# Devils Lake Report 9/2



## Ed's Bait (Jul 26, 2002)

High winds and cooler weather kept most fisherman off the lake the last few days. 
With a pretty good forecast for the weekend, things should pick up. Overall fishing
remains quite good. Anglers continue to catch walleyes and pike with most all
presentations. Slip bobbering in the trees of the Flats, Ft. Totten, the Casino,
and near the 20 bridge in East Bay; trolling bottom bouncers with spinners over
rocky points or other structure in areas such as Haley's Hump, Patience Point, Doc
Hagens, Bud Bay, Ft.

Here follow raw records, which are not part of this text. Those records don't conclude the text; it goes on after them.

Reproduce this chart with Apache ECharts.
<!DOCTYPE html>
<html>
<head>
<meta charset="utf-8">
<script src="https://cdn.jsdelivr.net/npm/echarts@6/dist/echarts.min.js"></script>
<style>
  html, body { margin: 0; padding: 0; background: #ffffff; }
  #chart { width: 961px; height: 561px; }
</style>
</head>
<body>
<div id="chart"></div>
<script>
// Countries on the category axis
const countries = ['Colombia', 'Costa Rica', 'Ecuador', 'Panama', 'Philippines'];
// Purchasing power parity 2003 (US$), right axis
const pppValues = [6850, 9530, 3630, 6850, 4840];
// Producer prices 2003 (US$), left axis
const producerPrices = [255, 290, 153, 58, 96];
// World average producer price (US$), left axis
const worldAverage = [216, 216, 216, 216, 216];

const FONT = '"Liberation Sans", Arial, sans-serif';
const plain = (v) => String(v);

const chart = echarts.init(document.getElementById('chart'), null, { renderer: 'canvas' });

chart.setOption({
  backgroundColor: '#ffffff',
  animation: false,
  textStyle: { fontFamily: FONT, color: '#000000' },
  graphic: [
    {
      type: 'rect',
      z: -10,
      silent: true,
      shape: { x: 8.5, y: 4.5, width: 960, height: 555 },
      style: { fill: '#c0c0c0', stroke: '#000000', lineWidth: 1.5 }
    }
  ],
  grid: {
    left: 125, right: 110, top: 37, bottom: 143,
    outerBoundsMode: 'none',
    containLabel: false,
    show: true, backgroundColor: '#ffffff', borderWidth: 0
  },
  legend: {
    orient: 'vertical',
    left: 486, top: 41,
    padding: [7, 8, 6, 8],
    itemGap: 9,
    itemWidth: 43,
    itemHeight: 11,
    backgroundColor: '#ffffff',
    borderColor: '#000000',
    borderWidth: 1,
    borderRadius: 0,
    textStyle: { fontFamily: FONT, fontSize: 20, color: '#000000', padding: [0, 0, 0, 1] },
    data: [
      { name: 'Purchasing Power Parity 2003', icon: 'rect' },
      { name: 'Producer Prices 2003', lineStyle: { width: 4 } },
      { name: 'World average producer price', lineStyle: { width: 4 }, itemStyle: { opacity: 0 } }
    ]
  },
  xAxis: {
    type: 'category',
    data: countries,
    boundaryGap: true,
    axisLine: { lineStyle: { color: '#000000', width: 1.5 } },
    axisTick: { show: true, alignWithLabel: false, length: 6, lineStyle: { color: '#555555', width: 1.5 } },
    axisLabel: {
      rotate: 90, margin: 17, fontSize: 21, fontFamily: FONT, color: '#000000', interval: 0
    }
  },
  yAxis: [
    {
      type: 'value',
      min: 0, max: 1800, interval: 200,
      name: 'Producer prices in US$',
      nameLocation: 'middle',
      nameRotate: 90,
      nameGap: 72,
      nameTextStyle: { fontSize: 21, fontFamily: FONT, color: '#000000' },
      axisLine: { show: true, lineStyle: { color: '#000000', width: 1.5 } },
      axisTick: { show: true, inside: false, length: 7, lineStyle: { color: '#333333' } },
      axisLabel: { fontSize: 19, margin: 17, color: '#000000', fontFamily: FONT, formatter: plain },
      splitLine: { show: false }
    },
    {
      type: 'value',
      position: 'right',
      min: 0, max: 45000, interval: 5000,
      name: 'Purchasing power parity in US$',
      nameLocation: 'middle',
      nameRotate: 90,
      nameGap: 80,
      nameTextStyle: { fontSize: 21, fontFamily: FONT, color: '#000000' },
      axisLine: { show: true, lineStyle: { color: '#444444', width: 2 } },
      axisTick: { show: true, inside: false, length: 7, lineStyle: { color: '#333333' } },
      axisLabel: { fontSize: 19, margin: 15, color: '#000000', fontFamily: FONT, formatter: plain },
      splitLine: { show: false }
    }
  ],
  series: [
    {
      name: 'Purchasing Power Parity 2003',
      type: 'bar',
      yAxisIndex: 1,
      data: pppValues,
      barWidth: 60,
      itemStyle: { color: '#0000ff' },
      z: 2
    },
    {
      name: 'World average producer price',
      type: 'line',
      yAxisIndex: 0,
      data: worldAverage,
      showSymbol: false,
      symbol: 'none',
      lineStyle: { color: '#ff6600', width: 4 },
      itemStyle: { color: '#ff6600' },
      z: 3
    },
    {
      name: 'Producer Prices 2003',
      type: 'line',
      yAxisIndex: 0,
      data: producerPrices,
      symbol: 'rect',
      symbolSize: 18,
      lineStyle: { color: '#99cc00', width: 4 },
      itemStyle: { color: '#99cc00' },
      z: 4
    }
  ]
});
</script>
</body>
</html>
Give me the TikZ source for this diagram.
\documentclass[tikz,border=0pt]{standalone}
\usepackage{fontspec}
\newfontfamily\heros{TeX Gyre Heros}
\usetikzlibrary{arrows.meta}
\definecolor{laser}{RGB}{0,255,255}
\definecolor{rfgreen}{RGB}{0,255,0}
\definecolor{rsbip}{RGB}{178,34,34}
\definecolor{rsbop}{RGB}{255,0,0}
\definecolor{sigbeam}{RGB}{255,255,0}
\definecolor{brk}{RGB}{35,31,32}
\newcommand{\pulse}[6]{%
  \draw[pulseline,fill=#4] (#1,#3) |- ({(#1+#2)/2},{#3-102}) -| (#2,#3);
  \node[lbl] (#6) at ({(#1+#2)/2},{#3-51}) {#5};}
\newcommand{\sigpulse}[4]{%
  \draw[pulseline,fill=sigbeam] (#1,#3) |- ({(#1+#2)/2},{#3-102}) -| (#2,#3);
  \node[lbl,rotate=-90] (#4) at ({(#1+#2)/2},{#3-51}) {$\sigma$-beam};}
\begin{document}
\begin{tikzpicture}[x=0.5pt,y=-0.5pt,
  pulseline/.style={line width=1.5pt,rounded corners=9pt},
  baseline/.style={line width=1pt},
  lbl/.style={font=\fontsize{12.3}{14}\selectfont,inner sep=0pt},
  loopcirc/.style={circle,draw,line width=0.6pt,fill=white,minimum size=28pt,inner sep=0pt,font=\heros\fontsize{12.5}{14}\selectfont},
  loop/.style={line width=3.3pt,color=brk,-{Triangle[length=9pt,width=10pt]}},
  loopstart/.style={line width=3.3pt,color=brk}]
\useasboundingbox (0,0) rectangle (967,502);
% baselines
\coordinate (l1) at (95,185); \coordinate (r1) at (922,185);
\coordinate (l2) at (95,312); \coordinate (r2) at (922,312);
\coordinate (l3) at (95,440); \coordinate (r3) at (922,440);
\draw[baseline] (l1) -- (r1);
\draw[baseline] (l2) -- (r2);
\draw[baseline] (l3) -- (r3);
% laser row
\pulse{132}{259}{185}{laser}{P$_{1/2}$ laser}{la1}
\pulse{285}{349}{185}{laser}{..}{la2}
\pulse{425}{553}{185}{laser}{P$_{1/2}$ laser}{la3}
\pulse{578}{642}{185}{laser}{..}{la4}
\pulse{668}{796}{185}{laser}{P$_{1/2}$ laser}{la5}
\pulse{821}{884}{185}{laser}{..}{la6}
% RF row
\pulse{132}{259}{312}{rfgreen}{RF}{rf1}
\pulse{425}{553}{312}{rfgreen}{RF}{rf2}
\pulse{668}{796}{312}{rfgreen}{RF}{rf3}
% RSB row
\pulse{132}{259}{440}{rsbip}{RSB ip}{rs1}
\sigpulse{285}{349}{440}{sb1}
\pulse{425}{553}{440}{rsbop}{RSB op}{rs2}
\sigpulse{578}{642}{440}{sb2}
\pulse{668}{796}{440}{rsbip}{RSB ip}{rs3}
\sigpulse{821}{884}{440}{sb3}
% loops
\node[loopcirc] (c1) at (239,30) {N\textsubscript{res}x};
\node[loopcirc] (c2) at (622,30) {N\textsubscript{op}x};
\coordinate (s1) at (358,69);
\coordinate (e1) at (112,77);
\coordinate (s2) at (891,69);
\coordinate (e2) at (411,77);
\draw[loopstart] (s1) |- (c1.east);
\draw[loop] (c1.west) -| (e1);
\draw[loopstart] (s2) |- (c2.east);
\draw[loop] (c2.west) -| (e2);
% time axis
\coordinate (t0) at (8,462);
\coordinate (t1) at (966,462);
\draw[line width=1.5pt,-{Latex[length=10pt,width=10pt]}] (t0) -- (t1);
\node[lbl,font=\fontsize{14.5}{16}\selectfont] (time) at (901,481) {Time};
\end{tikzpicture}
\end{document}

Totten/Cactus Points, Five Crows, Stromme Addition or the
Dairy; and trolling cranks such as jointed raps, deep tail dancers, salmo hornets,
or reef runners along the rip rap of the highways, the sunken golden highway, and
the north end of Six Mile near the Pepsi building are all good areas and
presentations. Shore fisherman continue to report good fishing at the bridges, hwy
281 & 19 near Minnewaukan, the north end of Creel Bay, and the rip rap near Acorn
Ridge. Lindy rigs, small countdowns, jigs, or just a plain hook with a split shot
and crawler have been good. We wish everyone a safe and enjoyable Labor Day
weekend.


----------